The World Wide Web is an increasingly complex phenomenon. Gone are the days when you could point your browser to a certain web site and reach there in a couple of seconds. With a flurry of web sites which should be visited daily and with the high degree of advertisements and frames they offer, the need for an efficient mechanism which would simplify web site access is more compelling than ever before. RSS (or Really Simple Syndication) allows people to receive information about their desired web sites in the form of single articles or separate URLs. Users can then open each URL separately or, in case the article doesn’t arouse their interest, ignore them. Needless to say, web sites should support this standard in order for internet users to take advantage of such an innovative breakthrough. Fortunately, however, many web sites support it.
RSS feeds and the S60 web browser
The S60 web browser found in all Symbian 3rd Edition Nseries handsets comes with a built-in feed reader. To access it, you should go to the web browser menu option by pressing “Key 1”, select “Bookmarks” and choose “Web feeds”. If the “Web feeds” window isn’t empty, that is if you have added RSS feeds to the application, the name of each RSS feed appears along with the number of unread items it holds followed by the time and date it was refreshed to get new items: IMG: main feed reader window. Typically the name of an RSS feed looks like the following:
“Nseries WOM World RSS Feed (10) 22:50 03/31/2008.”
Adding, modifying and reading a feed
To add a web site to the list of RSS feeds, first move to that web site – https://mobilespace.wordpress.com for instance, press “Key 1”, move to the “Subscribe” submenu and select the feed you want to add. If your web site doesn’t support the RSS standard, you won’t see the Subscribe submenu. At any rate, if you add a web site to the list of available RSS feeds, you can then handle it in a good number of ways. Just open “RSS Feeds”, move to the RSS feed you desire and press “Key 1” to see the available options: IMG: RSS feed options. To modify the name of an RSS feed, for instance, move to “Manage feed” and select “Edit”. To delete it, go to “Manage feed” and choose “Delete”, or use the “C” key instead.
To open the desired RSS feed press “Key 1” and select “Open”, and to get a list of the most recent articles for your feed press “Key 1” and select “Refresh”. This will display 10 or 15 article names: IMG: items inside a feed.

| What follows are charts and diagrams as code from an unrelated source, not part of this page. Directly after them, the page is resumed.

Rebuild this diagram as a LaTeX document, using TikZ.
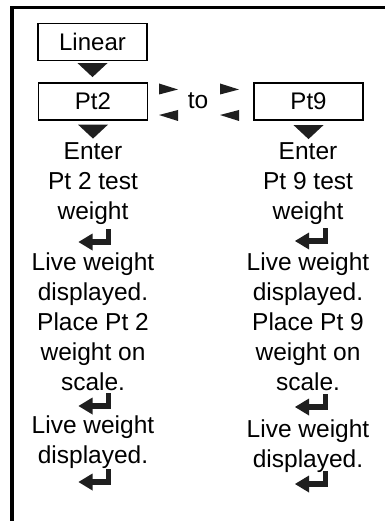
\documentclass[tikz,border=0pt]{standalone}
\usepackage{fontspec}
\setmainfont{Liberation Sans}

\begin{document}
\begin{tikzpicture}[
  x=1pt, y=-1pt,
  font=\fontsize{24.5}{30}\selectfont,
  bx/.style    ={draw=black, line width=1.2pt, inner sep=0pt, minimum width=109pt,
                 minimum height=37pt, font=\fontsize{24}{28}\selectfont},
  txt/.style   ={align=center, anchor=north, inner sep=0pt},
  downtri/.pic ={\fill[black!88] (-15,0) -- (15,0) -- (0,14) -- cycle;},
  nexttri/.pic ={\fill[black!88] (0,-5.5) -- (19,0.5) -- (0,5.5) -- cycle;},
  prevtri/.pic ={\fill[black!88] (19,-5.5) -- (0,-0.5) -- (19,5.5) -- cycle;},
  enterkey/.pic={\fill[black!88] (-2.5,-13) rectangle (2.5,3);
                 \fill[black!88] (2.5,-3) rectangle (-17,3);
                 \fill[black!88] (-16,-8.5) -- (-30,0) -- (-16,8.5) -- cycle;},
]
\useasboundingbox (0,0) rectangle (386,521);

% ---- frame ----
\draw[line width=3.5pt, line join=miter] (12,521) -- (12,7.5) -- (385,7.5);

% ---- menu boxes ----
\node[bx] (lin) at ( 92.5, 42.0) {Linear};
\node[bx] (pt2) at ( 93.0,101.5) {Pt2};
\node[bx] (pt9) at (308.5,101.5) {Pt9};
\node     (to)  at (198.0,101.0) {to};

\pic at ([yshift=-2pt]lin.south) {downtri};
\pic at ([yshift=-4pt]pt2.south) {downtri};
\pic at ([yshift=-4.5pt]pt9.south) {downtri};

% ---- scroll keys ----
\pic at (159, 89.0) {nexttri};
\pic at (159,115.5) {prevtri};
\pic at (220, 89.0) {nexttri};
\pic at (220,115.5) {prevtri};

% ---- Pt 2 column ----
\node[txt] (e2)  at ( 93,142.5) {Enter\\Pt 2 test\\weight};
\node[txt] (l2)  at ( 93,252.5) {Live weight\\displayed.\\Place Pt 2\\weight on\\scale.};
\node[txt] (d2)  at ( 93,415.5) {Live weight\\displayed.};
\pic at (108.5,242) {enterkey};
\pic at (108.5,406) {enterkey};
\pic at (108.5,482) {enterkey};

% ---- Pt 9 column ----
\node[txt] (e9)  at (308,142.5) {Enter\\Pt 9 test\\weight};
\node[txt] (l9)  at (308,252.5) {Live weight\\displayed.\\Place Pt 9\\weight on\\scale.};
\node[txt] (d9)  at (308,419.5) {Live weight\\displayed.};
\pic at (325,241) {enterkey};
\pic at (325,407) {enterkey};
\pic at (325,484) {enterkey};
\end{tikzpicture}
\end{document}
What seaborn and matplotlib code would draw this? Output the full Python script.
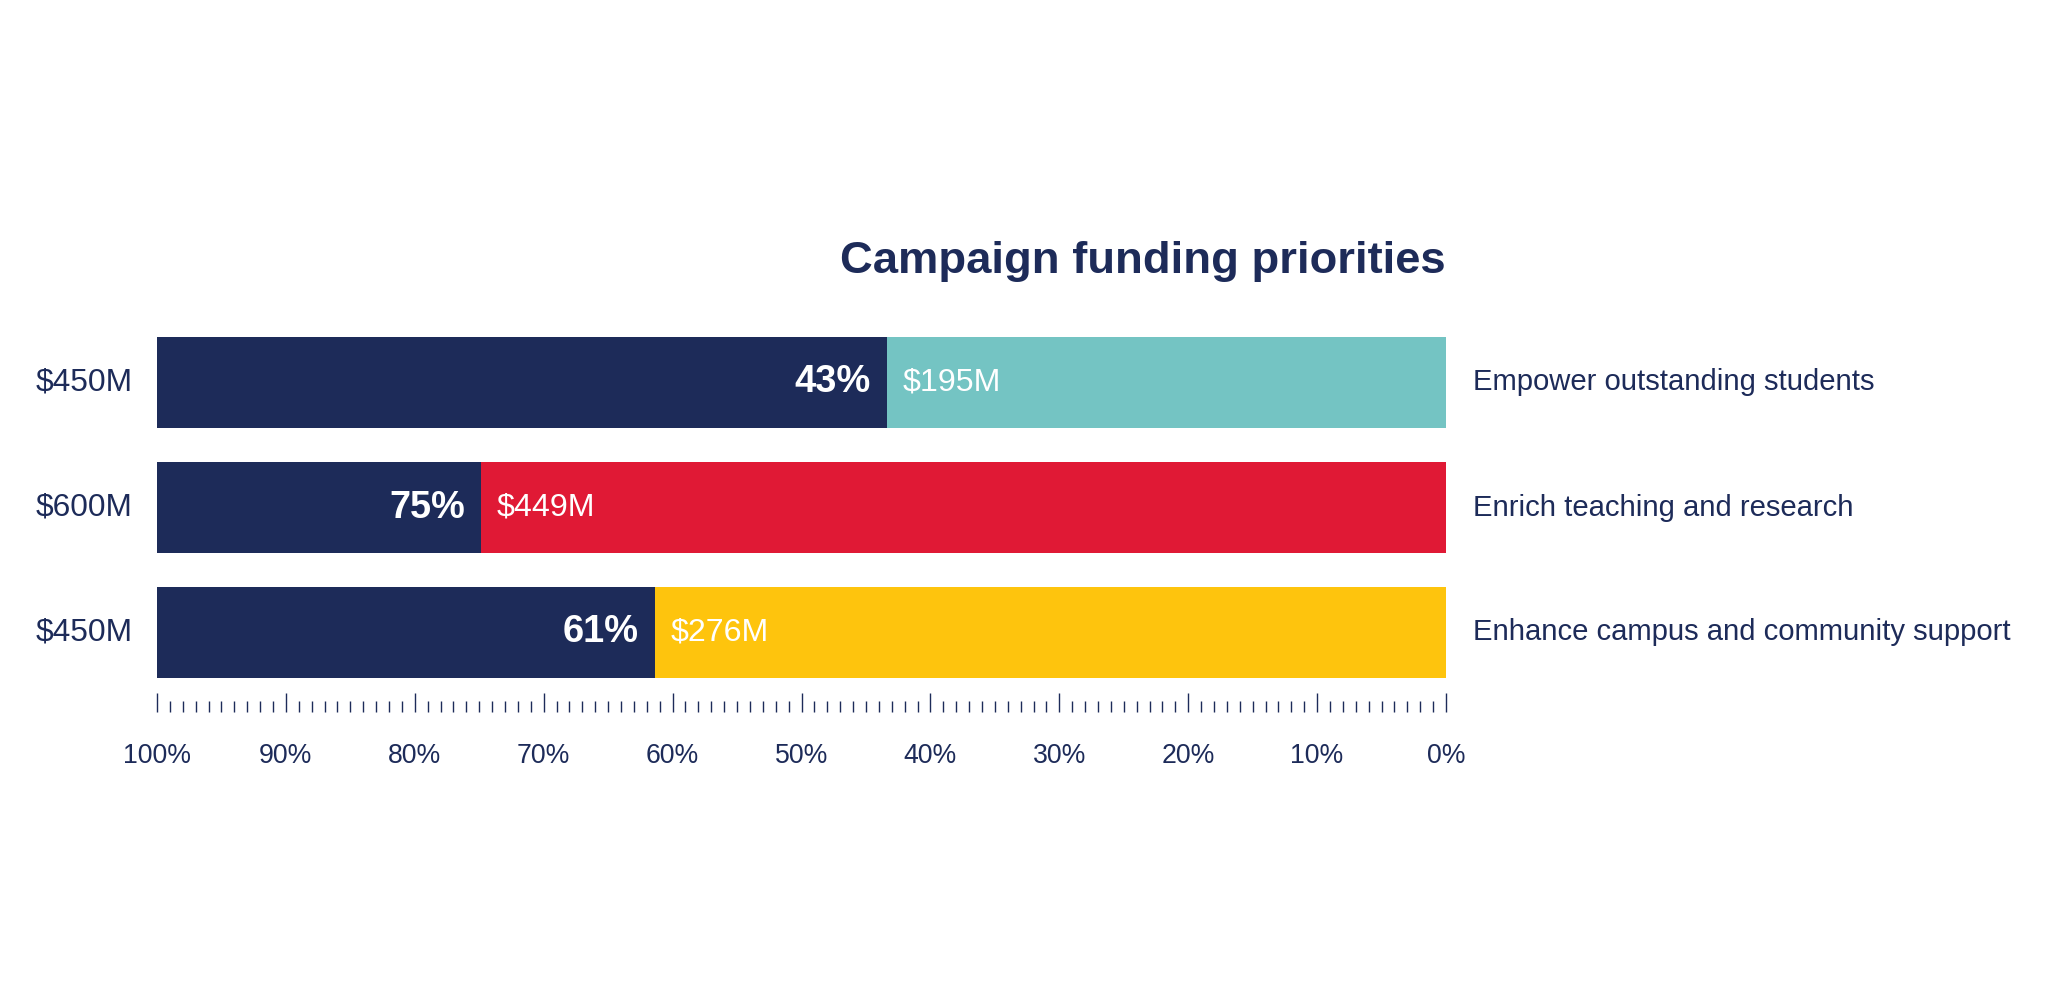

To read an article, move to it, press “Key 1” and select “Open”. This will display the article summary. To read the whole article, again press “Key 1”, select “Open” and wait for the article to load.
Delve into the world of RSS feeds
What if you have the URL for an RSS feed? You need not open its web site first in order to be able to add it to the list of RSS feeds. Simply go to the list of previously added RSS feeds, press “Key 1”, move to the “Manage feed” submenu and select “New feed”: IMG: add a new RSS feed. Provide a suitable name for the feed, type the feed URL, and that’s all about it.
You can set your RSS feeds to be updated to avoid refreshing them manually. To make this change, press “Key 1”, select “Settings”, move to and select “Web feeds”, and modify the solitary setting you see there: IMG: RSS feed settings. The available options are:
- Every 15 minutes,
- Every hour,
- Every 4 hours,
- Every day,
- Every week.
There are a couple of issues which affect the use of the built-in Nokia RSS reader. First, the list of articles for an RSS feed is limited to 10 or 15 items. That is, sometimes I get 10 articles per feed and sometimes 15. This is a diminutive figure, to say the least. This number should be user-defined and allow the presence of at least 30 articles by default. I suggest “30” because if you refresh a feed and get, say, 10 articles, currently the result of previous refreshes are removed due to this restriction. More important than that, article names cannot be deleted from the list. While each feed subscription can be easily removed, this doesn’t apply to the article list. I think the Nokia RSS reader should allow the removal of individual articles to make room for the ones which are believed to be more important. This will also make navigation in the article list much easier.
If you are a Symbian screen reader user, note that Code Factory’s Mobile Speak doesn’t support the RSS reader while Nuance TALKS&ZOOMS does. Also, the “article summary” window isn’t accessible, but the “full article page” is. With Nuance TALKS&ZOOMS, you can label the icon which displays the “read” or “unread” status of articles. The icon precedes the article name, and you should first open an article, return to the list of articles, label the “read” icon for that article and then label the “unread” icon for another article.
Is it worth the effort?
With its instant availability, accessible user interface and simple design, I think the built-in Nokia RSS reader is the best choice for the hard-core S60 3rd Edition handset owner. However, if you want to compare it with other services or apps for yourself, you might want to give something like Google Reader a try. I for one am satisfied with what Nokia offers in spite of its limitations.